A popular mantra I like to chant is “cutthemsomeslack”. If cutting them some slack for 20 times a day is too much slack, read on.
If you’re not already on some mindfulness practice or other practices you can use, you may need to take time out to start practising so that you can learn to deal with the situation.
In the meantime, let’s look at what we can do with the slamming itself.
If the slamming is affecting your physical health, and there is indeed someone who is slamming the door, it may be good to first speak to that person to see if you can knock some sense into him.

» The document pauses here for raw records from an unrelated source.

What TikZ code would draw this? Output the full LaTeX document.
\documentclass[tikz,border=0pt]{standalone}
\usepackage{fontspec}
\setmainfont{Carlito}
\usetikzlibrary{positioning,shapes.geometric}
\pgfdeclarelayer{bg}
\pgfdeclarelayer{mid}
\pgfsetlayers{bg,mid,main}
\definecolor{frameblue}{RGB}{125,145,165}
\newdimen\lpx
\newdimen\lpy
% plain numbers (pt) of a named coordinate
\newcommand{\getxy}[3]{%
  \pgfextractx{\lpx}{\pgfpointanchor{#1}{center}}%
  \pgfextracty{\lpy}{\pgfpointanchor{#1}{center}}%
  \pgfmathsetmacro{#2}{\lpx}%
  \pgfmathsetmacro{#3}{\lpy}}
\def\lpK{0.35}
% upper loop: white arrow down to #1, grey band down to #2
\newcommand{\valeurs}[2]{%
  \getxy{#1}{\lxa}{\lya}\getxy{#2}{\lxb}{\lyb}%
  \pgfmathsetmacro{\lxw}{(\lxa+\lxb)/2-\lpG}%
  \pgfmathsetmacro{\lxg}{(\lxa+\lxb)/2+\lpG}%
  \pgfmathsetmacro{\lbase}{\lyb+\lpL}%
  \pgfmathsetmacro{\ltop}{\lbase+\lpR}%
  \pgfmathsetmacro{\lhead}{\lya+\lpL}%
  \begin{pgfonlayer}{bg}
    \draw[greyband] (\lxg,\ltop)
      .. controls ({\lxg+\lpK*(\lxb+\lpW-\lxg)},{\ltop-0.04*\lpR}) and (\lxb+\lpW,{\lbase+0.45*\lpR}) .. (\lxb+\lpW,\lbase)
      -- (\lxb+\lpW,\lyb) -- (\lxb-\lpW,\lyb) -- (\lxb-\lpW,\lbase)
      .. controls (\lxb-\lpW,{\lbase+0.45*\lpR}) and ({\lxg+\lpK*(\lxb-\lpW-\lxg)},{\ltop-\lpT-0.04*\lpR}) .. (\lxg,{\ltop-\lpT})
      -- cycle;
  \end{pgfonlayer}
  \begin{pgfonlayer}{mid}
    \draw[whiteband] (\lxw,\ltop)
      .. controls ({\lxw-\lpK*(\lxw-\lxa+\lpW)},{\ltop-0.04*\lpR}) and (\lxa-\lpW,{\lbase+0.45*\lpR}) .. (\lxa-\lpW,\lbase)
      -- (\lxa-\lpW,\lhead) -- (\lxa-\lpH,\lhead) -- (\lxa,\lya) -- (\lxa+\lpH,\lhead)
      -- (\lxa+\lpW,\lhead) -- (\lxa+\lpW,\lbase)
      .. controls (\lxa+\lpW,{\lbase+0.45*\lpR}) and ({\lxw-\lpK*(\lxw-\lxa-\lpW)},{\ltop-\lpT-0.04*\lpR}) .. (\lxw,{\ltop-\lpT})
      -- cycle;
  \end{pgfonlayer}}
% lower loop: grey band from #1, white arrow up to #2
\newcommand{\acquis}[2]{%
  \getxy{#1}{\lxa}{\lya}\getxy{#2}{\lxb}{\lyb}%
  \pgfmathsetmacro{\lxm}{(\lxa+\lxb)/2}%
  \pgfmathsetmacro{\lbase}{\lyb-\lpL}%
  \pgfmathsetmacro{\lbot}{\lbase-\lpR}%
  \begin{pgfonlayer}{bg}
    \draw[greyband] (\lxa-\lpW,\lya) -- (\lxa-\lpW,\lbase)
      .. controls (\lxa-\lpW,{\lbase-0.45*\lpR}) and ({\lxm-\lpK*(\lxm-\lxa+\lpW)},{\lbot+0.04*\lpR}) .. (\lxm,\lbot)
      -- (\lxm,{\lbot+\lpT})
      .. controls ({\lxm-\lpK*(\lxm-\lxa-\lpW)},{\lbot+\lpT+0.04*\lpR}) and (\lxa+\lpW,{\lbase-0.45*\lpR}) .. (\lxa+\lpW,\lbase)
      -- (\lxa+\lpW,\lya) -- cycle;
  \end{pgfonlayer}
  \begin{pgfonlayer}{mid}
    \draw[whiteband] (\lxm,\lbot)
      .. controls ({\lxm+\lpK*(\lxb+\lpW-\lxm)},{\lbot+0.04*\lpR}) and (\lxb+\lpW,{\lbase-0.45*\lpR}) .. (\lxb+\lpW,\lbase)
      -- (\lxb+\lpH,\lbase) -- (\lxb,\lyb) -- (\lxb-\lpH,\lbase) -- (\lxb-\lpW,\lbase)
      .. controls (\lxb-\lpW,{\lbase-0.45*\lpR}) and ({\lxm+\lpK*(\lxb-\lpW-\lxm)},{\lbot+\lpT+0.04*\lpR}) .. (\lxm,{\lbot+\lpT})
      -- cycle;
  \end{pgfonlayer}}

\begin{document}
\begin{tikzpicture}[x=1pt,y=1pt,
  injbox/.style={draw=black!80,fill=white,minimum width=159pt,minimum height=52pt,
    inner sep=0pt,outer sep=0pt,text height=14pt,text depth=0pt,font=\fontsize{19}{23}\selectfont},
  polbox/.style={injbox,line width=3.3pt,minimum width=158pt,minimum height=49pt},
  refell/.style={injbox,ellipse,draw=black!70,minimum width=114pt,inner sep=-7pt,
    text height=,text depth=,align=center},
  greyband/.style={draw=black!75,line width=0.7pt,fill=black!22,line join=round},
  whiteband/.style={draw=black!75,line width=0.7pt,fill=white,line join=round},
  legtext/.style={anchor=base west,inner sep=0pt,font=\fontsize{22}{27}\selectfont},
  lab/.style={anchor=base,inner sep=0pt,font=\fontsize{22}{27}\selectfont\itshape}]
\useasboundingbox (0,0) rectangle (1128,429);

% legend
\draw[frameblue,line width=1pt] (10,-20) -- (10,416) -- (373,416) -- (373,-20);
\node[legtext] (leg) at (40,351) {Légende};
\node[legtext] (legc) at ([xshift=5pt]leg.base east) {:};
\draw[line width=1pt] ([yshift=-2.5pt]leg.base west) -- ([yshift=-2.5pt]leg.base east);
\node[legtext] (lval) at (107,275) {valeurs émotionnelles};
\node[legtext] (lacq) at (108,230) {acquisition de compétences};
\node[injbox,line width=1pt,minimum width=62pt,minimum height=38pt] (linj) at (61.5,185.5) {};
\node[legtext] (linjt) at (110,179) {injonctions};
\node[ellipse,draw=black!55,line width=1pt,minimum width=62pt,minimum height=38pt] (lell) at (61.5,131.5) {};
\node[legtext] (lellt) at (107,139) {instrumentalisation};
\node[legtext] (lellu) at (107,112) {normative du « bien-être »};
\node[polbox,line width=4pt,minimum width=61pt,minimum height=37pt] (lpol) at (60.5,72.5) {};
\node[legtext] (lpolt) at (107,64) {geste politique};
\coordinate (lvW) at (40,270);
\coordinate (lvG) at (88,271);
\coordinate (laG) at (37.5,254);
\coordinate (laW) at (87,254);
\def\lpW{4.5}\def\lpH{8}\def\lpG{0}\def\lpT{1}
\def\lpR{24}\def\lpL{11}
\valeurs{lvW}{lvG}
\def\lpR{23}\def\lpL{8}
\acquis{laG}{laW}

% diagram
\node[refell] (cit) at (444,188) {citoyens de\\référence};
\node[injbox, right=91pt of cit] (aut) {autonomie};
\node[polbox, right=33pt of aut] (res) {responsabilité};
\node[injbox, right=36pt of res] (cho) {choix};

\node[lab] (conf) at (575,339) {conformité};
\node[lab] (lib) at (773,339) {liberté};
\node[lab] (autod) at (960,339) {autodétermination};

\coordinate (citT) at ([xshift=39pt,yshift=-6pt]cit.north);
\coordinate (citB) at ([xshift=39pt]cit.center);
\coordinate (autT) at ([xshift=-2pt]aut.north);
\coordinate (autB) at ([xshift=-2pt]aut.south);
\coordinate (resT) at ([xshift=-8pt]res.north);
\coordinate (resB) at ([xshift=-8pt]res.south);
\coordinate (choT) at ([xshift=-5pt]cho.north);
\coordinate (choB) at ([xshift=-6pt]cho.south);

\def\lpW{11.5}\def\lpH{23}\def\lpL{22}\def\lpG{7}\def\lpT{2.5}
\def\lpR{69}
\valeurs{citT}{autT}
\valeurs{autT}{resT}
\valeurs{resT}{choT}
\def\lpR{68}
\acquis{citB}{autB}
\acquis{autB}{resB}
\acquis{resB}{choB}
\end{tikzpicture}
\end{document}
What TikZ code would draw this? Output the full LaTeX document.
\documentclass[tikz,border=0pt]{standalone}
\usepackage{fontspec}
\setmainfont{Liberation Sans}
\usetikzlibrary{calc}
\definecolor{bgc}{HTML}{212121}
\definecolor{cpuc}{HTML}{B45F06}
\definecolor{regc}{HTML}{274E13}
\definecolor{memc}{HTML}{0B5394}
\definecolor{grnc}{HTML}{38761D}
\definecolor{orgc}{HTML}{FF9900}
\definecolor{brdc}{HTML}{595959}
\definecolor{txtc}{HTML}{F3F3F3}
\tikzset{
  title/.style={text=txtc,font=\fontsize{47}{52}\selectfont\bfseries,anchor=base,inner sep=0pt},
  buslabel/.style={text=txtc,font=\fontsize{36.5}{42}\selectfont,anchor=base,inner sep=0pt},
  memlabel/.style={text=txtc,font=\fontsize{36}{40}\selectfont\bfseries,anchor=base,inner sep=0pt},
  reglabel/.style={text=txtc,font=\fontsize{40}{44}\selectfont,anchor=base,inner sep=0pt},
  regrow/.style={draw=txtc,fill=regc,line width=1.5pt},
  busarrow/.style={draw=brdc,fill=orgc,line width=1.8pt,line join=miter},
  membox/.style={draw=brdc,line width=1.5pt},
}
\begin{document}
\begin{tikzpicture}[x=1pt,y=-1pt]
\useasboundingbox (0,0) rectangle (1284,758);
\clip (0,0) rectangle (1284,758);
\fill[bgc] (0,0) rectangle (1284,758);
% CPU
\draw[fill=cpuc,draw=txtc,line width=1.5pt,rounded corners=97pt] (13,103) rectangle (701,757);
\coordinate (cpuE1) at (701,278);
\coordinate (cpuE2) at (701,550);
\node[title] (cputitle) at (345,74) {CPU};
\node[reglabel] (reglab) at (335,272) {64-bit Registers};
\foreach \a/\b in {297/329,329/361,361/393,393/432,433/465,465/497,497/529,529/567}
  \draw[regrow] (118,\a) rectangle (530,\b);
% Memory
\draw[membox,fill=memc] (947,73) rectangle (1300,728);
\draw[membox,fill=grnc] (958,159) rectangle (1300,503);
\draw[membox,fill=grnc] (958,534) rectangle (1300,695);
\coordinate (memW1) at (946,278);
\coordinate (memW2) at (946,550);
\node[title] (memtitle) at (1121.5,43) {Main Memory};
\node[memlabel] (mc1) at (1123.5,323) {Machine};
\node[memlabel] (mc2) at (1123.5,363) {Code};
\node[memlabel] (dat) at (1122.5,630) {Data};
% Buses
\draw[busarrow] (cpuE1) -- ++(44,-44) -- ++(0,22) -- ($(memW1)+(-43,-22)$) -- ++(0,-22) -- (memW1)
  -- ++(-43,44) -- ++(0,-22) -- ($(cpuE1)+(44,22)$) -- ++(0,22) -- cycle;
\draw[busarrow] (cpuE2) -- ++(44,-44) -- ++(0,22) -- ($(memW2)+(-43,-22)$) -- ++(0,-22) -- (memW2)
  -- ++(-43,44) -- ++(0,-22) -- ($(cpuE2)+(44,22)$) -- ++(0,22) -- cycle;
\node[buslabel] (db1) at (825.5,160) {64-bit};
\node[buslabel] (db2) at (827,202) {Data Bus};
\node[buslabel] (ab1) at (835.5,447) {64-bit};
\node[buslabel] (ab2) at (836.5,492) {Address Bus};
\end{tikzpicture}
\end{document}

Sometimes that can work. If you are *lucky* like me, and you have a helpful neighbour bent on keeping you awake to practise, then you may need to do something further … while keeping your cool!
If diplomacy fails, I would try to install door insulation; rubber strips around the door frame can minimise the slamming sound.
If that still fails, I may consider sound proofing my own room.
Lastly, if I am unable to do the above, and I may consider moving away temporarily until I am able to cope with the slamming.
Throughout the process, important thing is how we manage our emotions and response to it (slamming). After all, while it may be easy to soundproof your door or stop one roommate’s slamming, it is not possible to soundproof all the “slamming” in the world. Better to soundproof our mind before we do anything.